The biggest challenge in getting these insights from the mass of serialisation data generated within the industry is the sheer complexity of the global supply chain. Between the manufacturer and the patient lie many shippers, logistics providers and healthcare professionals, through the hands of which every drug must pass.

“We have a few outputs from projects in the industry that offer concrete uses of data, but multiple actors in the supply chain are responsible for drugs at different points, so the collection and maintenance of data must be looked at before we get into analysis and deriving insights from the data,” Soulsby explains.

“Right now, there is an issue with the interoperability of data, which is collected from many logistics companies and warehouse management companies,” she adds. “There are some pharma companies that have embedded track and trace systems or temperature monitoring systems, but they are struggling to connect that to the risk-based analytical information they would like to glean from that.”

“The manufacturer has responsibility to a certain point, then it passes to the wholesalers, the distributors and the logistics companies.”

10%

More than this percentage of all pharmaceuticals in the global supply chain are counterfeit.

US National Crime Prevention Council

Tracking with technology

Gleaning useful insights from data is proving difficult, though the data itself is abundant. One reason is that internal silos still exist within many pharmaceutical companies. Serialisation data may, for example, highlight a medicine that ends up in a certain country, but the data never reaches the anti-counterfeiting team or the quality group to verify whether it is a legitimate shipment, or that it has been kept within the right temperature range while in transit.

“There is also the issue of accountability,” Soulsby remarks. “The manufacturer has responsibility to a certain point, then it passes to the wholesalers, the distributors, the logistics companies and so on.

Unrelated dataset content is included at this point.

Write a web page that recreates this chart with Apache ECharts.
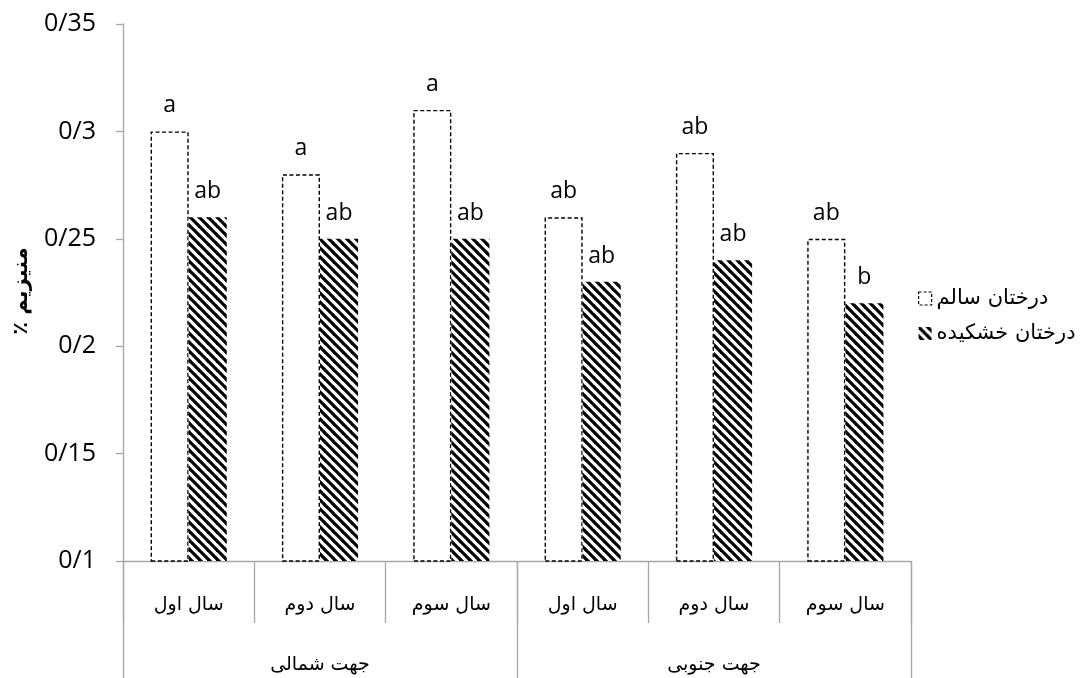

“Personally, I believe that one party should have responsibility until the drug reaches the patient,” she adds. “There is a need to take data beyond the remit of responsibility, even when legal responsibility for oversight has passed to something else. There should be no breaks in the chain where counterfeit drugs can enter, or temperature ranges can be exceeded.”

So, what is needed to help pharmaceutical companies make better use of the data on the medicines they ship? Removing the walls between internal silos is part of the solution, but technology is the other part. Soulsby, who is soon to give a talk at the World Economic Forum on blockchain technology, believes that the tools are available but need to be embedded into the supply chain. Blockchain, for example, can create a secure ledger of the serialisation elements that are scanned and recorded at various links in the supply chain, creating a complete audit trail of a drug’s journey. This ledger can also include information from sensors to track environmental factors, such as temperature and humidity.

“We are still in the early days of using artificial intelligence (AI), machine learning (ML) and blockchain, but these technologies will play important roles,” says Soulsby. “Blockchain to secure the point of origin and authenticity of that data is important, then AI and ML can be overlaid to make conclusions at scale.”

“We also need data interoperability – connecting inventory systems to logistics, road network or air cargo handling systems to have the required level of visibility,” she adds. “The pandemic has highlighted the age-old need for visibility at the household level – supply chain shortages made headlines – but it has been an issue for many years. Now the media is picking up on it and pharma companies have brands to protect, so I’m seeing board-level shifts to understand distribution and to invest in technology.”

Serialisation was the first step on the road to reinventing the concept of visibility in the supply chain, but there many organisational and technological changes that remain to be made if pharmaceutical companies are to have a complete view of their products as they make their journeys across the world.